A Descent-based method on the Duality Gap for solving zero-sum games
Michail Fasoulakis, Evangelos Markakis, Giorgos Roussakis, Christodoulos Santorinaios
TL;DR
The paper addresses finding Nash equilibria in 2-player bilinear zero-sum games by exploiting the convex duality gap $V(\mathbf{x},\mathbf{y})$ and performing a descent on this function. It introduces a steepest-descent-like algorithm that moves in the direction minimizing the $\rho$-directional derivative of $V$, computed via small linear programs over $\rho$-best-response sets. The authors prove geometric convergence, derive iteration bounds of $O\left(\frac{1}{\rho \delta}\log\frac{1}{\delta}\right)$ to achieve a $\delta$-NE (and $O\left(\frac{1}{\sqrt{\delta}}\right)$ in a variant), and validate the approach experimentally against LP solvers and OGDA on large-scale games. The work demonstrates that descent-based methods on the duality gap can be competitive with standard approaches for zero-sum games and offers practical implementation strategies, including fixed-support LPs and adaptive step-sizing, to scale to thousands of strategies.
Abstract
We focus on the design of algorithms for finding equilibria in 2-player zero-sum games. Although it is well known that such problems can be solved by a single linear program, there has been a surge of interest in recent years for simpler algorithms, motivated in part by applications in machine learning. Our work proposes such a method, inspired by the observation that the duality gap (a standard metric for evaluating convergence in min-max optimization problems) is a convex function for bilinear zero-sum games. To this end, we analyze a descent-based approach, variants of which have also been used as a subroutine in a series of algorithms for approximating Nash equilibria in general non-zero-sum games. In particular, we study a steepest descent approach, by finding the direction that minimises the directional derivative of the duality gap function.
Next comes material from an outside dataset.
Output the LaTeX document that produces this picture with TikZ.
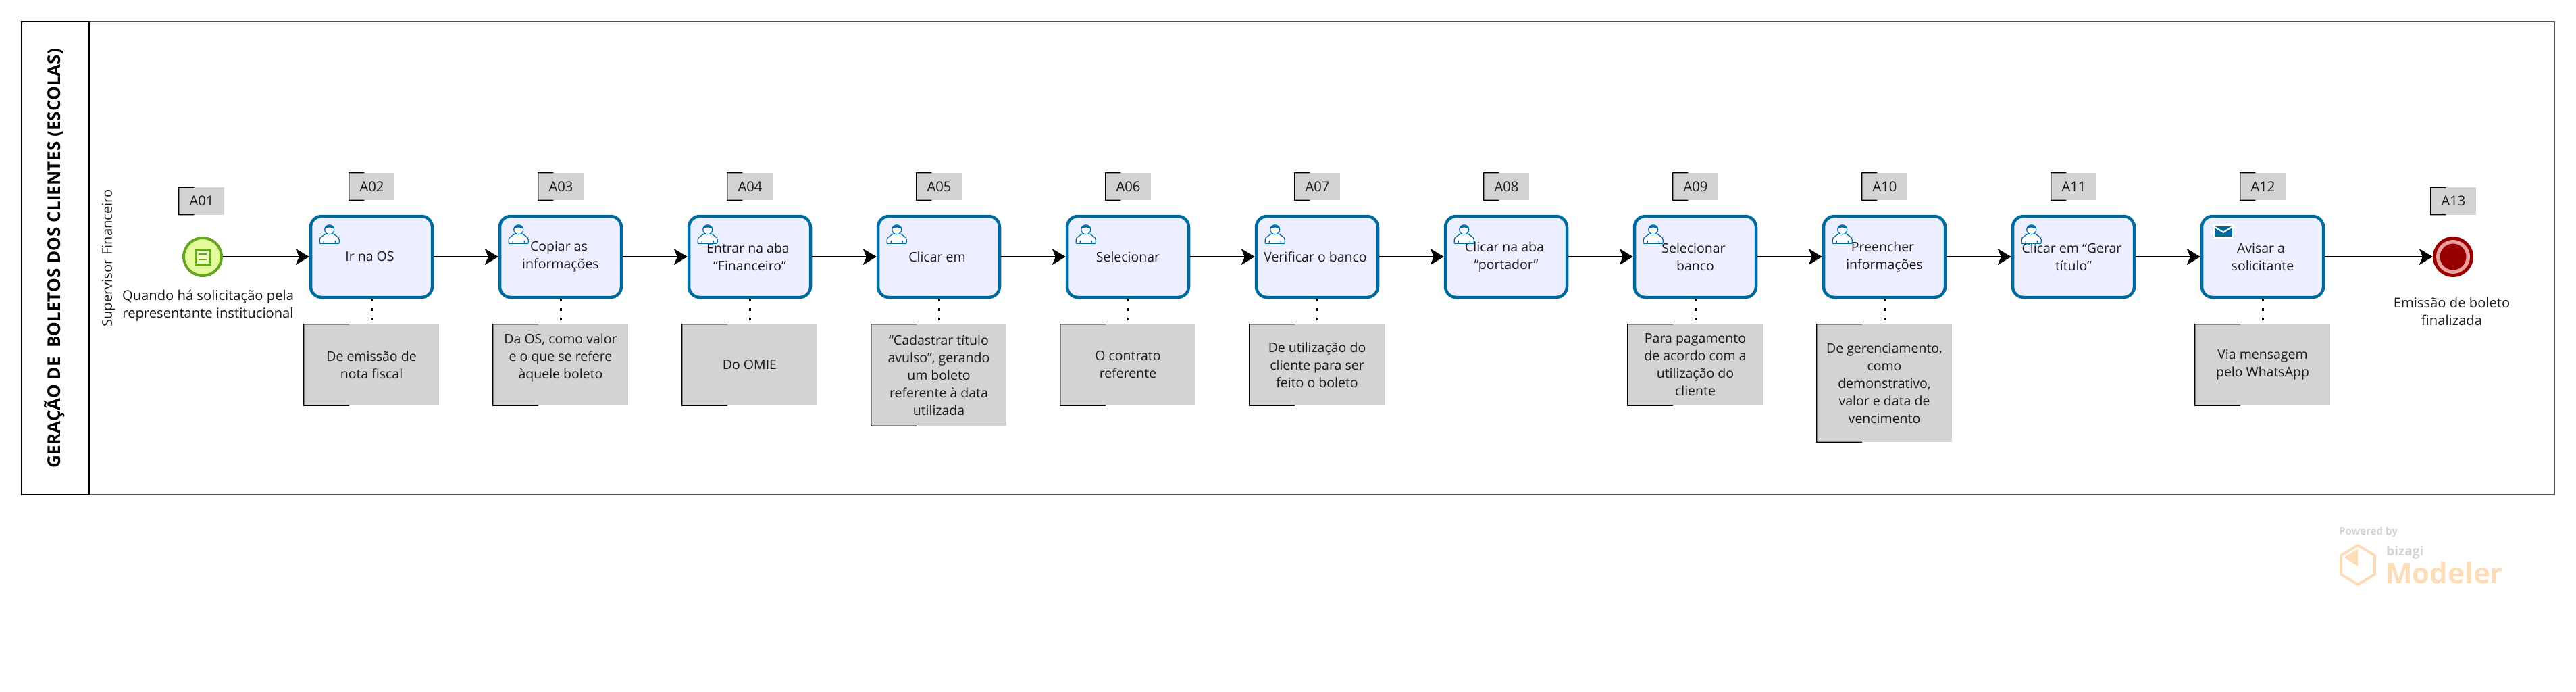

Our main theoretical result is that the derived algorithms achieve a geometric decrease in the duality gap and improved complexity bounds until we reach an approximate equilibrium. Finally, we complement this with an experimental evaluation, which provides promising findings. Our algorithm is comparable with (and in some cases outperforms) some of the standard approaches for solving 0-sum games, such as OGDA (Optimistic Gradient Descent/Ascent), even with thousands of available strategies per player.